> SUPPLIED MATERIAL
■ ■ ■

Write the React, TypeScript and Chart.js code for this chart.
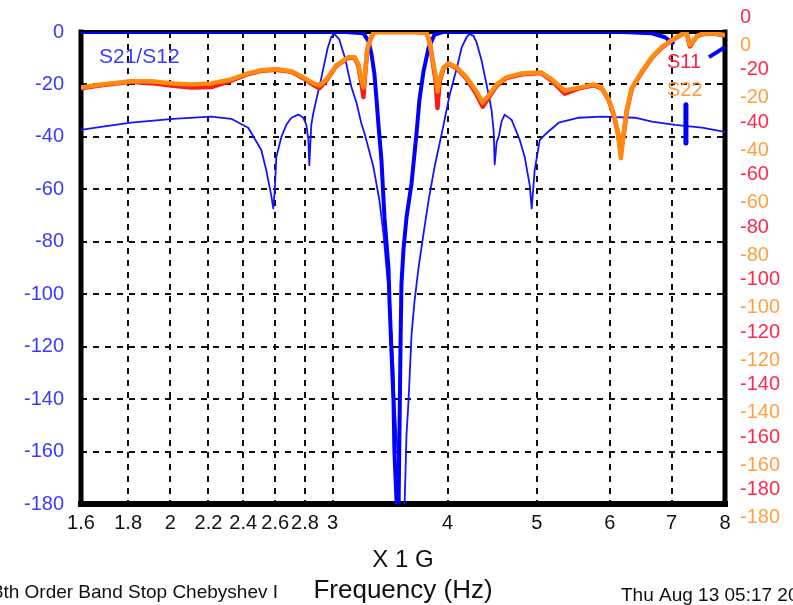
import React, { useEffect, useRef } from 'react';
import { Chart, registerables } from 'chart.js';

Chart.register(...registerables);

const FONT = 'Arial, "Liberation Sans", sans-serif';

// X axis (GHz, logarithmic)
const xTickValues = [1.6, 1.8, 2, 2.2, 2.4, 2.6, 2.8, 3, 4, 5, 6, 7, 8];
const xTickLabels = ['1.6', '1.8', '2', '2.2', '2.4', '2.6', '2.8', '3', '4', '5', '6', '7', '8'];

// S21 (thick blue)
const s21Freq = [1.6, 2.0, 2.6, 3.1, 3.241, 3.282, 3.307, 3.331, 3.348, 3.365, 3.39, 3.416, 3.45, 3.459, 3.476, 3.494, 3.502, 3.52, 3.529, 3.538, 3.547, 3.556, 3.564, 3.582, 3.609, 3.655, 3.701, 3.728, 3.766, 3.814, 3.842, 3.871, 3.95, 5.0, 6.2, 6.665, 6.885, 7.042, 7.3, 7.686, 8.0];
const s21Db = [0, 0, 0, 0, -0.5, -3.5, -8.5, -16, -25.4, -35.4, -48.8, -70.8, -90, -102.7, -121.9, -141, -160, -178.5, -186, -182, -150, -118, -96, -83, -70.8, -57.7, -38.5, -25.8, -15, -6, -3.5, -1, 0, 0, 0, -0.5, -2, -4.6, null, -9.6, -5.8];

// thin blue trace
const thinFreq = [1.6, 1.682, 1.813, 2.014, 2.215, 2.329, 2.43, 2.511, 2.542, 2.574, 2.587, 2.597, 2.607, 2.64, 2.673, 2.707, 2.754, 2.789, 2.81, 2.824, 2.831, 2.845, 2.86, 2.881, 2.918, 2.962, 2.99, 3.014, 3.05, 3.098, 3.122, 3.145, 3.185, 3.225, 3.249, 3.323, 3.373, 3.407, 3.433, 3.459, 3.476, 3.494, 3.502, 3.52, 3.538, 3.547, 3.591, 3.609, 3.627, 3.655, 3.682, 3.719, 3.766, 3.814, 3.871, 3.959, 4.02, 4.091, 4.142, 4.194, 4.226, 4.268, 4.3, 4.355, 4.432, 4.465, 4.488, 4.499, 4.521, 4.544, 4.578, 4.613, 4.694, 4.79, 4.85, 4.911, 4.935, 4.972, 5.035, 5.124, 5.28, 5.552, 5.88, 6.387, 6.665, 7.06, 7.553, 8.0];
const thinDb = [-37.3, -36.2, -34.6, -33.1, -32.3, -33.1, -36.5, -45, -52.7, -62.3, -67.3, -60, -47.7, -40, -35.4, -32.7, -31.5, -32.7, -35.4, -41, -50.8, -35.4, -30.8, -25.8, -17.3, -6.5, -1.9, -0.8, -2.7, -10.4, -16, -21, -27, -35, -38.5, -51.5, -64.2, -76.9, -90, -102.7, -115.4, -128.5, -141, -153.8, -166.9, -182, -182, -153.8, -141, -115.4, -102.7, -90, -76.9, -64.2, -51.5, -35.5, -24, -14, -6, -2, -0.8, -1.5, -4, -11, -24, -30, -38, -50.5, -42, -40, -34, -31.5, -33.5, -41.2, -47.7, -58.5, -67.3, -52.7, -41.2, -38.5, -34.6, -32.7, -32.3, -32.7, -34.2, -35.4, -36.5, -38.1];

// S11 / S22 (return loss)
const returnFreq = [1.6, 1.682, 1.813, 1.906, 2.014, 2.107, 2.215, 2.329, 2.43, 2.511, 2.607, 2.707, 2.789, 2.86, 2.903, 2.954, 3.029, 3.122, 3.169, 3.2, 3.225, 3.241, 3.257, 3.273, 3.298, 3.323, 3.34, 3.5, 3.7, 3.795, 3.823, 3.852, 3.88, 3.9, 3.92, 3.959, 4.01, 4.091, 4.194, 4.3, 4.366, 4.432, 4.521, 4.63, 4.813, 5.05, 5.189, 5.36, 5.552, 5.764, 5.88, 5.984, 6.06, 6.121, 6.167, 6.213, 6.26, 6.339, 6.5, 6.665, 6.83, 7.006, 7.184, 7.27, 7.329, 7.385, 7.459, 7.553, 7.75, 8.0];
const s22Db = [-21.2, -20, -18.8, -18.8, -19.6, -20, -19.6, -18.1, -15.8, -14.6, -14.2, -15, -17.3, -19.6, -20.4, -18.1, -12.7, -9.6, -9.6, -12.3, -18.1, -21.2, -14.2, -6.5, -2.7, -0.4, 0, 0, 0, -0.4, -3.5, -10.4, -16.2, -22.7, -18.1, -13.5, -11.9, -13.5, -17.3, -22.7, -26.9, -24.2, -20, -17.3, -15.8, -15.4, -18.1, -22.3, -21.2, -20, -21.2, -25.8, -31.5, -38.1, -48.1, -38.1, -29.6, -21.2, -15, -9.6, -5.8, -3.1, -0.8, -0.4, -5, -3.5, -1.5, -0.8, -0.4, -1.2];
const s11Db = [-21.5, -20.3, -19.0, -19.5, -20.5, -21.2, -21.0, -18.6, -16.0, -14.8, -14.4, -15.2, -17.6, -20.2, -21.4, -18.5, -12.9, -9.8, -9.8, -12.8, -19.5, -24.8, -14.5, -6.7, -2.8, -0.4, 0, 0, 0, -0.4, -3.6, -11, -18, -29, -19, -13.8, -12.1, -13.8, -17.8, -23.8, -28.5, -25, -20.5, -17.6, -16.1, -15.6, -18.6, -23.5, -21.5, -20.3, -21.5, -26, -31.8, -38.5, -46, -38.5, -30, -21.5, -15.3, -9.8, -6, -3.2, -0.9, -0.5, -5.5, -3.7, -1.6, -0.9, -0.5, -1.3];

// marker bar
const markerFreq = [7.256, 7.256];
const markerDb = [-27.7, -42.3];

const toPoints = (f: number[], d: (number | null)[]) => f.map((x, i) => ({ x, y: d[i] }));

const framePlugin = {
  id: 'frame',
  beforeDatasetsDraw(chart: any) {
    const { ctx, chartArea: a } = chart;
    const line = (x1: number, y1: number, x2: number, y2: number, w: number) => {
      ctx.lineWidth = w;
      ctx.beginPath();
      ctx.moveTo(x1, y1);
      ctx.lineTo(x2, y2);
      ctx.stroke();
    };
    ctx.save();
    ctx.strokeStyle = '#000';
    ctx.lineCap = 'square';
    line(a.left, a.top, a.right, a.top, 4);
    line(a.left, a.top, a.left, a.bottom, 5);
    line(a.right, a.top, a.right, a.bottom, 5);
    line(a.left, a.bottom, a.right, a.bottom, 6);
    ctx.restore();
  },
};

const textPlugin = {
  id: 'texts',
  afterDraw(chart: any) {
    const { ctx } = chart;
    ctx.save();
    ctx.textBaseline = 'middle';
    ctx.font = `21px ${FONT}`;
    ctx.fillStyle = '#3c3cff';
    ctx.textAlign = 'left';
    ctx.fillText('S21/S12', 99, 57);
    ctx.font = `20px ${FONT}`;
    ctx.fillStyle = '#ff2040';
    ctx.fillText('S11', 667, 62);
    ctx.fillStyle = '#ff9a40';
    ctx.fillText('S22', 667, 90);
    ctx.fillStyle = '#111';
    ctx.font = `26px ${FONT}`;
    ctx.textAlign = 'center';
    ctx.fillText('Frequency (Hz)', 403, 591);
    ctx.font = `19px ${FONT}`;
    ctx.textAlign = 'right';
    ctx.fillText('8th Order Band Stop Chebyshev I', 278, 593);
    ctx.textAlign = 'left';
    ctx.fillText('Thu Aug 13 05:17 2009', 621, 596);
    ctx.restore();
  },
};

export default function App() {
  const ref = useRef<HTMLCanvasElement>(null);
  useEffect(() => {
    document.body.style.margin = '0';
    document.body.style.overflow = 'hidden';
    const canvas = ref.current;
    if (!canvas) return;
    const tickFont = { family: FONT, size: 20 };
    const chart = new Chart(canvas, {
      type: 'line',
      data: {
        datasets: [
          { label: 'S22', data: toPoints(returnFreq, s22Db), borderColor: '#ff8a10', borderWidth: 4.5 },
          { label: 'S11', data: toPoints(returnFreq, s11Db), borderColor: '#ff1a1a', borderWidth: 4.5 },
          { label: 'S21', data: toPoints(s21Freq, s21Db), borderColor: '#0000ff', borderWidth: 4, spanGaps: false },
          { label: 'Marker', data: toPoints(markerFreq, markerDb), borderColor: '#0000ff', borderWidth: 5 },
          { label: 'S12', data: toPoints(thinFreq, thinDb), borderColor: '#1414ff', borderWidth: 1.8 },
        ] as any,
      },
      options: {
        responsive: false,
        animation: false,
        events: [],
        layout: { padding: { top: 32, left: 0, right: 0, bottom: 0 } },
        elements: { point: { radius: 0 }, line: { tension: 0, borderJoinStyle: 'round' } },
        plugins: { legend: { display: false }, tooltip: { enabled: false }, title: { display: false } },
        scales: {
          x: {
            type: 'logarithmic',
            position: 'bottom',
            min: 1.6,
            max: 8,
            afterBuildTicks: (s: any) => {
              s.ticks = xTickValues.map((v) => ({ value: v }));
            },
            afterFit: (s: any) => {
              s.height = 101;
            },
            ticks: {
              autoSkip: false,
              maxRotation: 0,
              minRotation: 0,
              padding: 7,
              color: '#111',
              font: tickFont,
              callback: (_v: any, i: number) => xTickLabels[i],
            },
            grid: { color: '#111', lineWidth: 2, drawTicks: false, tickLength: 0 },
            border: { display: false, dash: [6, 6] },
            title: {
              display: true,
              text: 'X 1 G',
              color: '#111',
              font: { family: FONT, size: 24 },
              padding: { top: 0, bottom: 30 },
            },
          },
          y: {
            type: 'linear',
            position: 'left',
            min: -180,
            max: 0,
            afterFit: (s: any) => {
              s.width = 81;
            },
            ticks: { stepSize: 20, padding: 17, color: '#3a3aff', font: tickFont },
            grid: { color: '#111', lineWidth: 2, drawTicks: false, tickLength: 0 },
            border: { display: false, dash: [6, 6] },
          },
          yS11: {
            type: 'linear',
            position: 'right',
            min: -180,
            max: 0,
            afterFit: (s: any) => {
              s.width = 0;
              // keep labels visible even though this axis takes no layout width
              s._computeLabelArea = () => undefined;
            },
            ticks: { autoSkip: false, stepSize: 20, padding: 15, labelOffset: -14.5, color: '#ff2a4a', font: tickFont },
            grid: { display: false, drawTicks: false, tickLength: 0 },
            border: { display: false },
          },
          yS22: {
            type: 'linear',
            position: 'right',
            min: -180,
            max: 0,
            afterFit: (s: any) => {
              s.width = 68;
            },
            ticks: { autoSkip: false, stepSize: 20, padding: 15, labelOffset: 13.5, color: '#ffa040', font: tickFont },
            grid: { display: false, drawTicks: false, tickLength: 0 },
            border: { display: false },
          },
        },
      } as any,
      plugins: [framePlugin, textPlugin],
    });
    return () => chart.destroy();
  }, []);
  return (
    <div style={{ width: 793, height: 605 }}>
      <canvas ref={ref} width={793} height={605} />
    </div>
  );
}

■ ■ ■

Gather up every line in the data above that contains the word "this", copying each one.

Write the React, TypeScript and Chart.js code for this chart.
              // keep labels visible even though this axis takes no layout width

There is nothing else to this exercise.